By forming a landlord-tenants relationship with them, Lloyds will be able to form regular contact with future potential customers, making it more likely for the bank to cross-sell a mortgage to them when the time is right. The tenancy period would also act as a soft credit score, with Lloyds being able to see how reliable that customer is paying for housing on a regular basis before entering into a mortgage.
For the customer, Lloyds is bound to offer them a more attractive deal, such as lower rental payments by saving regularly, taking out and paying back loans, or spending responsibly to avoid loss of rent. And once a customer, the bank could then easily show creditworthy customers how they could reduce their housing payments by switching from renting to a mortgage instead, using a like-for-like comparison.
Lloyds may even take advantage of new reforms to shared equity mortgages, with the bank offering customers a chance to buy equity in their rented house, reducing the customer’s rental payments and helping the bank to sell a mortgage product incrementally. This would be particularly lucrative for the bank, as it would allow considerably more people to begin owning their own home and it would offer numerous chances to charge fees for associated services.

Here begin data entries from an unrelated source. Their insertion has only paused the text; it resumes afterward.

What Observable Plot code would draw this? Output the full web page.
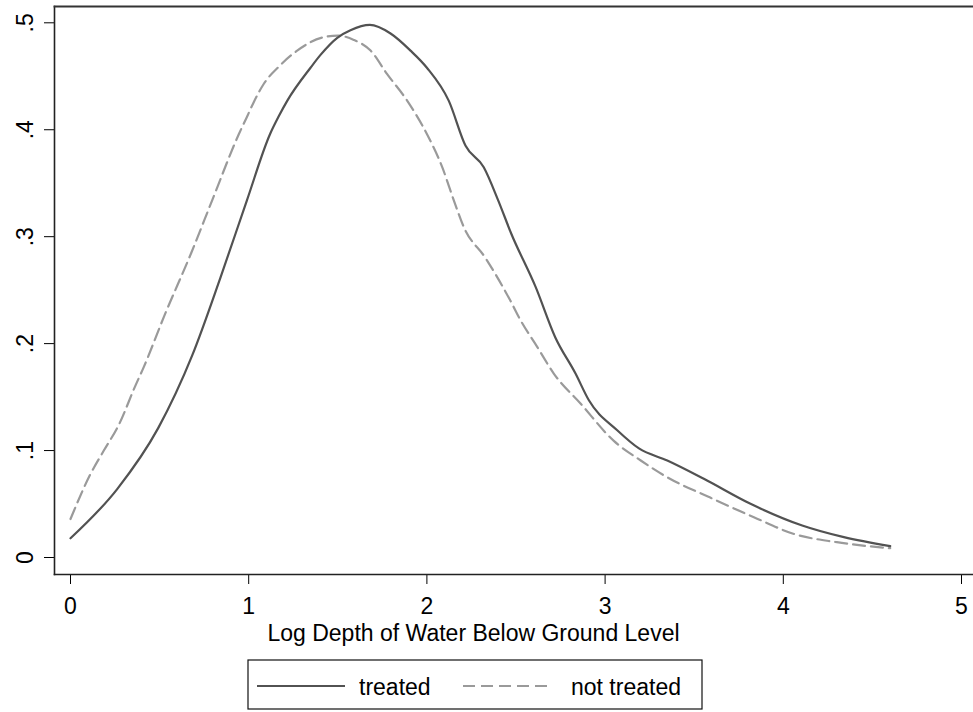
<!DOCTYPE html>
<html><head><meta charset="utf-8">
<script src="https://cdn.jsdelivr.net/npm/d3@7"></script>
<script src="https://cdn.jsdelivr.net/npm/@observablehq/plot@0.6"></script>
<style>
body{margin:0;background:#fff;overflow:hidden;}
#chart{width:973px;height:712px;font-family:"Liberation Sans",Arial,sans-serif;}
#chart svg{display:block;}
</style>
</head><body><div id="chart"></div>
<script>
// Series
const treatedX = [0, 0.262, 0.492, 0.683, 0.842, 0.99, 1.12, 1.17, 1.216, 1.347, 1.403, 1.497, 1.571, 1.68, 1.796, 1.908, 2.0, 2.123, 2.217, 2.319, 2.40, 2.473, 2.61, 2.72, 2.834, 2.909, 3.068, 3.19, 3.349, 3.554, 3.816, 4.106, 4.34, 4.60];
const treatedY = [0.018, 0.064, 0.121, 0.189, 0.262, 0.334, 0.396, 0.413, 0.427, 0.458, 0.470, 0.486, 0.493, 0.498, 0.490, 0.474, 0.458, 0.427, 0.385, 0.365, 0.334, 0.303, 0.253, 0.206, 0.172, 0.147, 0.119, 0.102, 0.0907, 0.0736, 0.0502, 0.0299, 0.019, 0.0106];
const notTreatedX = [0, 0.112, 0.187, 0.271, 0.365, 0.411, 0.524, 0.678, 0.795, 0.945, 0.99, 1.029, 1.085, 1.169, 1.272, 1.42, 1.50, 1.59, 1.684, 1.777, 1.89, 2.0, 2.086, 2.151, 2.207, 2.329, 2.469, 2.525, 2.619, 2.712, 2.862, 3.049, 3.2, 3.349, 3.59, 3.835, 4.06, 4.30, 4.60];
const notTreatedY = [0.036, 0.078, 0.100, 0.124, 0.161, 0.178, 0.225, 0.285, 0.334, 0.396, 0.412, 0.426, 0.443, 0.459, 0.474, 0.4865, 0.488, 0.484, 0.474, 0.452, 0.427, 0.396, 0.365, 0.334, 0.309, 0.280, 0.240, 0.222, 0.197, 0.172, 0.144, 0.109, 0.0907, 0.075, 0.056, 0.0377, 0.022, 0.0143, 0.0087];
const xTicks = [0, 1, 2, 3, 4, 5];
const yTicks = [0, 0.1, 0.2, 0.3, 0.4, 0.5];
const yTickLabels = ["0", ".1", ".2", ".3", ".4", ".5"];
const xTitle = "Log Depth of Water Below Ground Level";
const seriesNames = ["treated", "not treated"];
const seriesColors = ["#525252", "#9a9a9a"];

const treated = treatedX.map((x, i) => ({x, y: treatedY[i]}));
const notTreated = notTreatedX.map((x, i) => ({x, y: notTreatedY[i]}));

const FS = 23;
const plot = Plot.plot({
  width: 973, height: 650,
  marginLeft: 54, marginTop: 6, marginRight: 0, marginBottom: 76,
  x: {domain: [0, 5], insetLeft: 16, insetRight: 12},
  y: {domain: [0, 0.5], insetTop: 16.3, insetBottom: 17},
  style: {fontFamily: "'Liberation Sans', Arial, sans-serif", fontSize: FS + "px", color: "black", background: "white", overflow: "visible"},
  marks: [
    Plot.line(notTreated, {x: "x", y: "y", stroke: seriesColors[1], strokeWidth: 2.2, strokeDasharray: "12,6", curve: "monotone-x"}),
    Plot.line(treated, {x: "x", y: "y", stroke: seriesColors[0], strokeWidth: 2.2, curve: "monotone-x"}),
    Plot.axisX({ticks: xTicks, tickSize: 10, tickPadding: 13, fontSize: FS, label: null, tickFormat: d => String(d)}),
    Plot.axisY({ticks: yTicks, tickSize: 10, tickFormat: () => "", label: null}),
    Plot.text(yTicks, {y: d => d, text: (d, i) => yTickLabels[i], frameAnchor: "left", rotate: -90, dx: -22, textAnchor: "middle", lineAnchor: "bottom", fontSize: FS, fill: "black"}),
    Plot.text([xTitle], {frameAnchor: "bottom-left", dx: 419, dy: 50, textAnchor: "middle", lineAnchor: "top", fontSize: FS, fill: "black"}),
    Plot.frame({anchor: "left", stroke: "#222", strokeWidth: 1.6}),
    Plot.frame({anchor: "top", stroke: "#333", strokeWidth: 1.8}),
    Plot.frame({anchor: "bottom", stroke: "#222", strokeWidth: 1.6})
  ]
});
document.getElementById("chart").appendChild(plot);

// Legend below the plot
const leg = d3.create("svg").attr("width", 973).attr("height", 62)
  .style("font-family", "'Liberation Sans', Arial, sans-serif").style("font-size", FS + "px");
leg.append("rect").attr("x", 248).attr("y", 10).attr("width", 454).attr("height", 49)
  .attr("fill", "white").attr("stroke", "#111").attr("stroke-width", 1.2);
const items = [
  {name: seriesNames[0], color: seriesColors[0], dash: null, x0: 257, x1: 345, tx: 359},
  {name: seriesNames[1], color: seriesColors[1], dash: "12,6", x0: 463, x1: 552, tx: 571}
];
for (const it of items) {
  leg.append("line").attr("x1", it.x0).attr("x2", it.x1).attr("y1", 36).attr("y2", 36)
    .attr("stroke", it.color).attr("stroke-width", 2.2).attr("stroke-dasharray", it.dash);
  leg.append("text").attr("x", it.tx).attr("y", 45).attr("fill", "black").text(it.name);
}
document.getElementById("chart").appendChild(leg.node());
</script>
</body></html>
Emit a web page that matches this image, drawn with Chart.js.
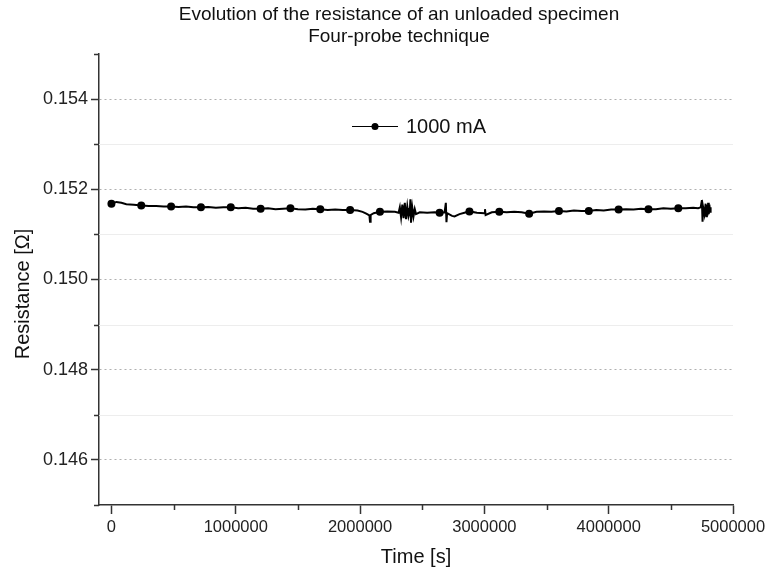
<!DOCTYPE html>
<html>
<head>
<meta charset="utf-8">
<script src="https://cdn.jsdelivr.net/npm/chart.js@4"></script>
<style>
  html, body { margin: 0; padding: 0; background: #fff; }
  canvas { display: block; }
</style>
</head>
<body>
<canvas id="grafico" width="766" height="575"></canvas>
<script>
// dados
var tempo = [
  0, 40000, 80000, 120000, 180000, 240000, 300000, 360000, 420000, 480000,
  540000, 600000, 660000, 720000, 780000, 840000, 900000, 960000, 1020000, 1080000,
  1140000, 1200000, 1260000, 1320000, 1380000, 1440000, 1500000, 1560000, 1620000, 1680000,
  1740000, 1800000, 1860000, 1920000, 1980000, 2020000, 2050000, 2075000, 2080000, 2085000,
  2110000, 2160000, 2220000, 2280000, 2310000, 2320000, 2330000, 2340000, 2350000, 2360000,
  2370000, 2380000, 2390000, 2400000, 2405000, 2410000, 2420000, 2430000, 2440000, 2450000,
  2480000, 2540000, 2600000, 2640000, 2680000, 2690000, 2695000, 2700000, 2740000, 2760000,
  2800000, 2840000, 2880000, 2940000, 3000000, 3005000, 3010000, 3060000, 3120000, 3180000,
  3240000, 3300000, 3360000, 3420000, 3480000, 3540000, 3600000, 3660000, 3720000, 3780000,
  3840000, 3900000, 3960000, 4020000, 4080000, 4140000, 4200000, 4260000, 4320000, 4380000,
  4440000, 4500000, 4560000, 4620000, 4680000, 4720000, 4740000, 4750000, 4755000, 4760000,
  4770000, 4780000, 4785000, 4790000, 4795000, 4800000, 4805000, 4810000, 4815000, 4820000
];
var resistencia = [
  0.15168, 0.15172, 0.15170, 0.15167, 0.15166, 0.15164, 0.15163, 0.15163, 0.15162, 0.15162,
  0.15161, 0.15162, 0.15160, 0.15160, 0.15161, 0.15159, 0.15160, 0.15160, 0.15158, 0.15159,
  0.15157, 0.15157, 0.15158, 0.15156, 0.15157, 0.15158, 0.15156, 0.15155, 0.15157, 0.15156,
  0.15154, 0.15155, 0.15154, 0.15154, 0.15153, 0.15150, 0.15146, 0.15142, 0.15128, 0.15143,
  0.15147, 0.15150, 0.15151, 0.15150, 0.15148, 0.15160, 0.15138, 0.15166, 0.15136, 0.15170,
  0.15134, 0.15162, 0.15140, 0.15150, 0.15178, 0.15126, 0.15160, 0.15140, 0.15156, 0.15145,
  0.15149, 0.15148, 0.15149, 0.15148, 0.15149, 0.15170, 0.15127, 0.15147, 0.15141, 0.15140,
  0.15145, 0.15148, 0.15151, 0.15148, 0.15147, 0.15156, 0.15143, 0.15149, 0.15150, 0.15149,
  0.15150, 0.15149, 0.15146, 0.15150, 0.15151, 0.15150, 0.15152, 0.15151, 0.15153, 0.15152,
  0.15152, 0.15154, 0.15153, 0.15155, 0.15155, 0.15156, 0.15155, 0.15157, 0.15156, 0.15156,
  0.15158, 0.15157, 0.15158, 0.15158, 0.15159, 0.15158, 0.15160, 0.15176, 0.15128, 0.15160,
  0.15145, 0.15168, 0.15140, 0.15165, 0.15142, 0.15170, 0.15145, 0.15166, 0.15150, 0.15160
];
// instantes com marcador (símbolo)
var marcadores = [
  0, 240000, 480000, 720000, 960000, 1200000, 1440000, 1680000, 1920000, 2160000,
  2400000, 2640000, 2880000, 3120000, 3360000, 3600000, 3840000, 4080000, 4320000, 4560000
];
var ticksX = [0, 1000000, 2000000, 3000000, 4000000, 5000000];
var ticksXMenores = [500000, 1500000, 2500000, 3500000, 4500000];
var ticksY = [0.146, 0.148, 0.150, 0.152, 0.154];
var ticksYMenores = [0.145, 0.147, 0.149, 0.151, 0.153, 0.155];

var titulo = ['Evolution of the resistance of an unloaded specimen', 'Four-probe technique'];
var tituloY = 'Resistance [Ω]';
var legenda = '1000 mA';

var fonte = "'Liberation Sans', Arial, sans-serif";

// titulo, legenda, titulo do eixo Y e ticks menores
var extras = {
  id: 'extras',
  beforeDatasetsDraw: function(chart) {
    var ctx = chart.ctx, y = chart.scales.y, a = chart.chartArea;
    ctx.save();
    ctx.strokeStyle = '#ededed';
    ctx.lineWidth = 1;
    ticksYMenores.forEach(function(v) {
      if (v <= 0.145 || v >= 0.155) return;
      var py = Math.round(y.getPixelForValue(v)) + 0.5;
      ctx.beginPath(); ctx.moveTo(a.left, py); ctx.lineTo(a.right, py); ctx.stroke();
    });
    ctx.restore();
  },
  afterDraw: function(chart) {
    var ctx = chart.ctx, x = chart.scales.x, y = chart.scales.y, a = chart.chartArea;
    ctx.save();
    ctx.strokeStyle = '#333';
    ctx.lineWidth = 1.5;
    ticksYMenores.forEach(function(v) {
      var py = Math.round(y.getPixelForValue(v)) + 0.5;
      ctx.beginPath(); ctx.moveTo(a.left, py); ctx.lineTo(a.left - 5, py); ctx.stroke();
    });
    ticksXMenores.forEach(function(v) {
      var px = Math.round(x.getPixelForValue(v)) + 0.5;
      ctx.beginPath(); ctx.moveTo(px, a.bottom); ctx.lineTo(px, a.bottom + 5); ctx.stroke();
    });

    // titulo
    ctx.fillStyle = '#111';
    ctx.font = '19px ' + fonte;
    ctx.textAlign = 'center';
    ctx.textBaseline = 'middle';
    ctx.fillText(titulo[0], 399, 15);
    ctx.fillText(titulo[1], 399, 37);

    // titulo do eixo Y
    ctx.save();
    ctx.translate(23, 294);
    ctx.rotate(-Math.PI / 2);
    ctx.font = '20px ' + fonte;
    ctx.fillText(tituloY, 0, 0);
    ctx.restore();

    // legenda
    var ly = 126;
    ctx.strokeStyle = '#000';
    ctx.lineWidth = 1;
    ctx.beginPath(); ctx.moveTo(352, ly + 0.5); ctx.lineTo(398, ly + 0.5); ctx.stroke();
    ctx.fillStyle = '#000';
    ctx.beginPath(); ctx.arc(375, ly + 0.5, 3.5, 0, Math.PI * 2); ctx.fill();
    ctx.fillStyle = '#111';
    ctx.font = '20px ' + fonte;
    ctx.textAlign = 'left';
    ctx.fillText(legenda, 406, ly + 1);
    ctx.restore();
  }
};

var pontos = tempo.map(function(t, i) { return { x: t, y: resistencia[i] }; });

var grafico = new Chart(document.getElementById('grafico').getContext('2d'), {
  type: 'line',
  data: {
    datasets: [{
      label: legenda,
      data: pontos,
      borderColor: '#000',
      backgroundColor: '#000',
      borderWidth: 2,
      tension: 0,
      pointRadius: function(c) {
        var p = c.raw;
        return p && marcadores.indexOf(p.x) >= 0 ? 4 : 0;
      },
      pointHoverRadius: 0,
      pointBorderWidth: 0
    }]
  },
  options: {
    responsive: false,
    animation: false,
    devicePixelRatio: 1,
    layout: { padding: { top: 54, right: 33, left: 0, bottom: 0 } },
    plugins: {
      legend: { display: false },
      title: { display: false },
      tooltip: { enabled: false }
    },
    scales: {
      x: {
        type: 'linear',
        min: -100000,
        max: 5000000,
        afterFit: function(s) { s.height = 70; s.paddingLeft = 0; s.paddingRight = 0; },
        afterBuildTicks: function(s) { s.ticks = ticksX.map(function(v) { return { value: v }; }); },
        border: { color: '#333', width: 1.5 },
        grid: { drawOnChartArea: false, tickLength: 9, tickColor: '#333', tickWidth: 1.5 },
        ticks: {
          color: '#222',
          padding: 4,
          maxRotation: 0,
          font: { family: fonte, size: 16.5 },
          callback: function(v) { return String(v); }
        },
        title: {
          display: true,
          text: 'Time [s]',
          color: '#111',
          font: { family: fonte, size: 20 },
          padding: { top: 0, bottom: 6 }
        }
      },
      y: {
        min: 0.145,
        max: 0.155,
        afterFit: function(s) { s.width = 99; },
        afterBuildTicks: function(s) { s.ticks = ticksY.map(function(v) { return { value: v }; }); },
        border: { color: '#333', width: 1.5, dash: [2, 3] },
        grid: {
          color: '#b0b0b0',
          lineWidth: 1,
          tickLength: 8,
          tickColor: '#333',
          tickWidth: 1.5,
          tickBorderDash: []
        },
        ticks: {
          color: '#222',
          padding: 3,
          font: { family: fonte, size: 18 },
          callback: function(v) { return v.toFixed(3); }
        },
        title: { display: false }
      }
    }
  },
  plugins: [extras]
});
</script>
</body>
</html>
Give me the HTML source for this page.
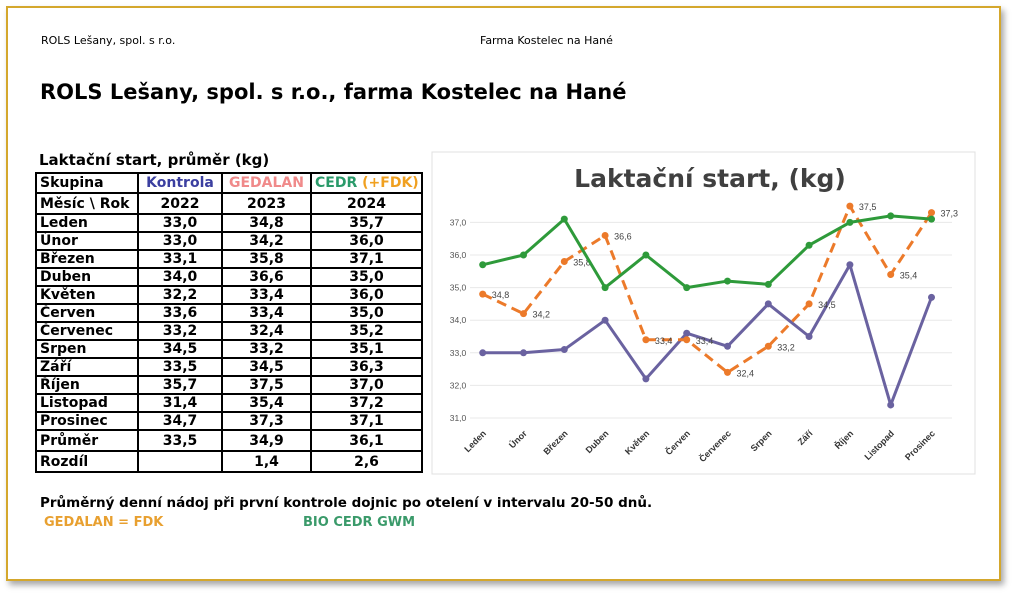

Furthermore, becoming a landlord might also help to lower risk while increasing returns. Since the late 1960s, a lack of available development plots has caused UK house prices to grow significantly faster than either wages or inflation. And while reform to the planning system is in the pipeline, the plans are unlikely to change the current dynamic of the housing market.
In the long term, therefore, Lloyds would be able to benefit directly from a rising housing market, with lower interest rates and subsequent interest income offset by higher house prices. A new landlord business model would also allow banks to deal more effectively with repossessed properties, putting them on the market for rent rather than immediately disposing of them in a fire sale.
However, this strategy is by no means a risk-free option for the bank to take. For Lloyds, this idea, if handled badly, could be a PR nightmare. The thought of a bank turned private landlord vetting and refusing tenants, arguing over service charges or deposits, and making families homeless from unpaid rent is enough to terrify many bankers and give zeal to anti-bank politicians.
Critics may even cast suspicions of 'unfair competition' on individual landlords or the supposed monopoly power of banks. The strategy also ties up a lot of the bank’s capital in illiquid assets, a dangerous problem during episodes where both the property and financial markets freeze up, such as the last global financial crisis in 2008.
For banks considering the private renting sector, today’s market represents ample opportunity to generate new revenue streams, attract and retain customers to cross-sell, and lower idiosyncratic risk. However, for every few opportunities lies a pitfall that could cause major problems for banks long into the future and could even cause the next crisis if not careful.